May 8 is the anniversary of V.E. Day. That stands for Victory in Europe Day. It celebrates victory in World War Two (WW2).
WW2 was a war between the Allies (the U.S., Great Britain, and Russia) and the Axis powers (Germany, Italy, and Japan). A lot of other countries also joined the war. It took place from 1940 to 1945 and started because the German leader Adolf Hitler tried to take over Europe. Hitler lead a group called the Nazis, who persecuted Jewish people and other groups. The Nazis wanted to gain total control of the people. The U.S. joined the war in 1941, after Japan attacked Pearl Harbor in Hawaii.
The Allies won the war. On May 8, 1945, Germany was defeated. This year marks 75 years since the war ended in Europe, with Germany signing an “unconditional surrender.”
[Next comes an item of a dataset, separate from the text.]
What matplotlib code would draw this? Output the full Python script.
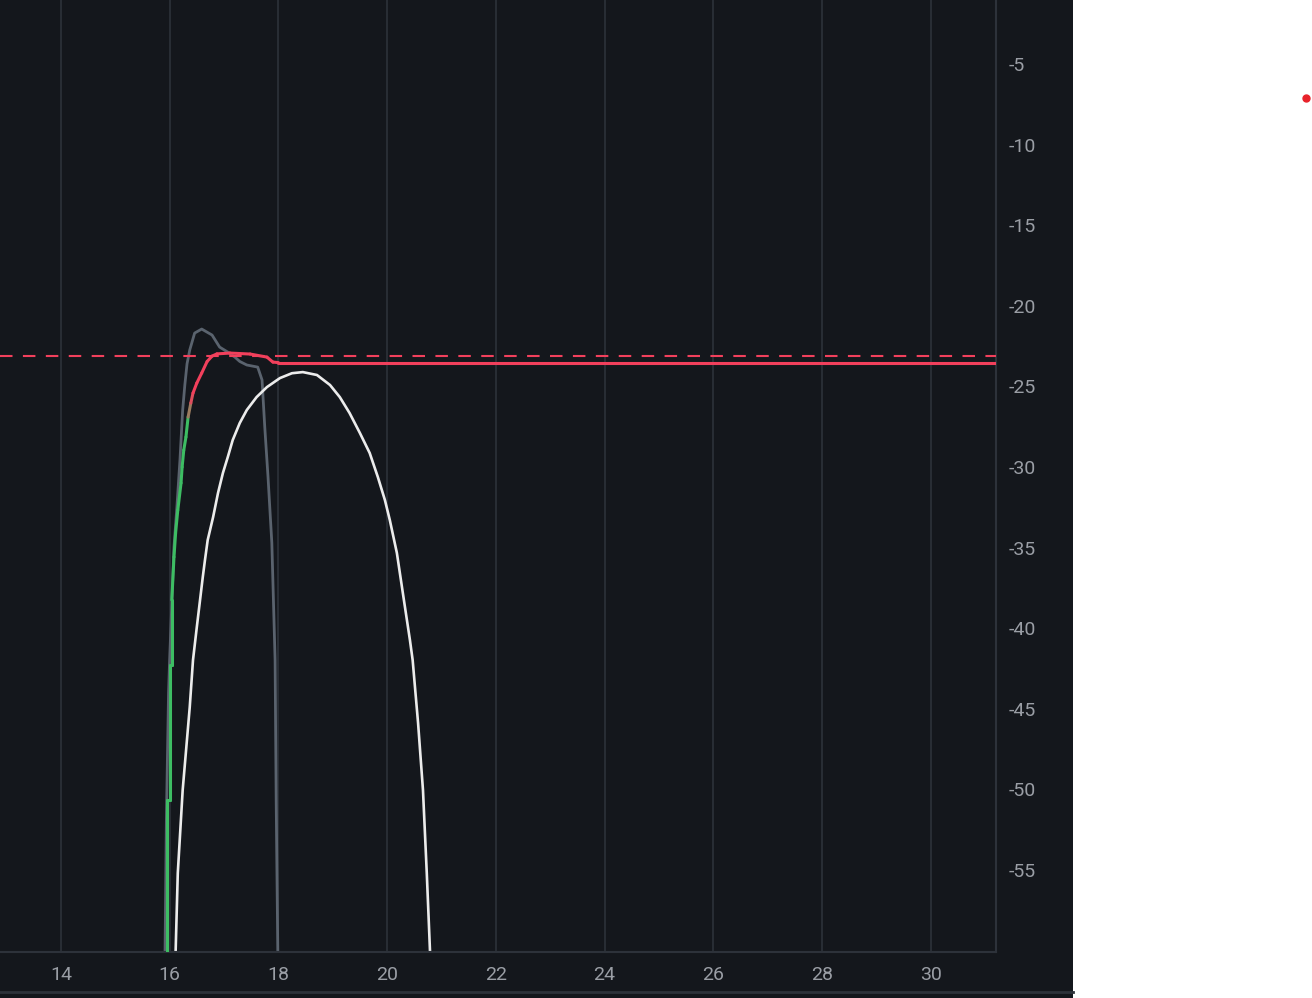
import numpy as np
import matplotlib.pyplot as plt
from matplotlib.collections import LineCollection
from matplotlib.lines import Line2D
from matplotlib.patches import Rectangle
from matplotlib.colors import to_rgb

plt.rcParams['axes.unicode_minus'] = False

# Datos
x_ticks = [14, 16, 18, 20, 22, 24, 26, 28, 30]
y_ticks = [-5, -10, -15, -20, -25, -30, -35, -40, -45, -50, -55]

nivel_objetivo = -23.1   # linea discontinua

# curva verde -> roja (escalonada abajo)
resp_x = [15.95, 15.95, 16.01, 16.01, 16.04, 16.04, 16.08, 16.11, 16.15, 16.21,
          16.23, 16.26, 16.30, 16.34, 16.39, 16.43, 16.50, 16.59, 16.69, 16.78,
          16.87, 17.11, 17.48, 17.79, 17.90, 18.00, 31.5]
resp_y = [-62.0, -50.66, -50.66, -42.28, -42.28, -38.25, -35.58, -34.09, -32.67, -30.99,
          -30.00, -28.95, -28.14, -26.90, -26.03, -25.41, -24.79, -24.17, -23.45, -23.12,
          -22.98, -22.93, -22.99, -23.18, -23.49, -23.52, -23.52]

# curva gris
gris_x = [15.91, 15.94, 15.98, 16.00, 16.08, 16.13, 16.19, 16.24, 16.28, 16.32,
          16.37, 16.46, 16.59, 16.78, 16.92, 17.07, 17.20, 17.29, 17.42, 17.62,
          17.70, 17.75, 17.81, 17.88, 17.94, 17.96, 17.99, 18.00]
gris_y = [-62.0, -52.0, -44.0, -41.97, -34.96, -32.67, -29.57, -26.46, -24.9, -23.6,
          -22.74, -21.69, -21.44, -21.81, -22.56, -22.87, -23.18, -23.45, -23.67, -23.80,
          -24.60, -27.52, -30.62, -34.71, -41.97, -50.66, -60.09, -62.0]

# curva blanca
blanca_x = [16.11, 16.11, 16.15, 16.24, 16.37, 16.43, 16.50, 16.61, 16.65, 16.70,
            16.80, 16.89, 16.98, 17.07, 17.16, 17.29, 17.42, 17.60, 17.79, 18.03,
            18.25, 18.45, 18.71, 18.95, 19.13, 19.31, 19.50, 19.68, 19.83, 19.96,
            20.05, 20.18, 20.29, 20.42, 20.47, 20.57, 20.66, 20.73, 20.79, 20.80]
blanca_y = [-62.0, -60.09, -55.19, -50.04, -44.89, -41.97, -39.93, -36.82, -35.77, -34.53,
            -33.10, -31.61, -30.37, -29.38, -28.33, -27.27, -26.46, -25.66, -25.04, -24.48,
            -24.18, -24.11, -24.29, -24.91, -25.66, -26.65, -27.89, -29.13, -30.62, -32.05,
            -33.29, -35.33, -37.82, -40.73, -41.97, -45.88, -50.04, -55.19, -60.09, -62.0]

fondo = '#14171c'
rejilla = '#2d323a'
texto = '#9a9ea5'
rojo = '#f2405c'
verde = '#3dbd63'

fig = plt.figure(figsize=(13.12, 9.98), dpi=100, facecolor='white')
fig.patches.append(Rectangle((0, 0), 1073 / 1312, 1, transform=fig.transFigure,
                             facecolor=fondo, edgecolor='none', zorder=-5))
ax = fig.add_axes([0, 46 / 998, 996 / 1312, 952 / 998])
ax.set_zorder(2)
ax.set_facecolor(fondo)

ax.set_xlim(12.88, 31.2)
ax.set_ylim(-60.08, -1.03)

ax.set_xticks(x_ticks)
ax.set_yticks(y_ticks)
ax.yaxis.tick_right()
ax.tick_params(axis='both', length=0, colors=texto, labelsize=14)
ax.tick_params(axis='x', pad=10)
ax.tick_params(axis='y', pad=9)
for lab in ax.get_xticklabels() + ax.get_yticklabels():
    lab.set_fontfamily('Roboto')
    lab.set_color(texto)
for lab in ax.get_yticklabels():
    lab.set_horizontalalignment('left')

ax.grid(axis='x', color=rejilla, linewidth=1.2)
ax.grid(axis='y', visible=False)
for s in ['left', 'top']:
    ax.spines[s].set_visible(False)
for s in ['right', 'bottom']:
    ax.spines[s].set_color(rejilla)
    ax.spines[s].set_linewidth(1.5)

# linea objetivo discontinua
ax.axhline(nivel_objetivo, color=rojo, linewidth=1.5, linestyle=(0, (6, 5)), zorder=3)

# curva gris
ax.plot(gris_x, gris_y, color='#5a636e', linewidth=2.0, zorder=2)

# curva blanca
ax.plot(blanca_x, blanca_y, color='#ececec', linewidth=1.9, zorder=2)

# curva con degradado verde -> rojo
pts = np.column_stack([resp_x, resp_y])
segs = np.stack([pts[:-1], pts[1:]], axis=1)
ymed = (pts[:-1, 1] + pts[1:, 1]) / 2
t = np.clip((ymed + 27.5) / 2.0, 0, 1)
cv, cr = np.array(to_rgb(verde)), np.array(to_rgb(rojo))
cols = [tuple(cv * (1 - k) + cr * k) for k in t]
lc = LineCollection(segs, colors=cols, linewidths=2.2, zorder=4, capstyle='round')
ax.add_collection(lc)

# borde inferior y punto rojo
fig.add_artist(Line2D([0, 1073 / 1312], [6 / 998, 6 / 998], transform=fig.transFigure,
                      color=rejilla, linewidth=2))
fig.add_artist(Line2D([1306 / 1312], [1 - 98 / 998], transform=fig.transFigure,
                      marker='o', markersize=5, color='#e8222a', linestyle='none'))

fig.savefig('out.png', dpi=100, facecolor='white')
WW2 carried on for another four months in the Pacific region as the Japanese Army refused to stop fighting. Japan didn’t surrender until September 1945.
V.E. Day meant the ending of the war. On this day in Britain, Prime Minister Winston Churchill announced that the war in Europe was over. He said:
“ … in the long years to come not only will the people of this island but of the world, wherever the bird of freedom chirps in human hearts, look back to what we’ve done and they will say ‘do not despair, do not yield to violence and tyranny, march straightforward and die if need be – unconquered.’”
May 8 was also the birthday of U.S. President Harry S. Truman, who turned 61. He sent a message to Churchill, saying, “With warm affection, we hail our comrades-in-arms across the Atlantic.” He also said that he was about to tell his mother the good news and that this was a “great birthday present.”
The end of World War Two is remembered as a great moment for freedom around the world.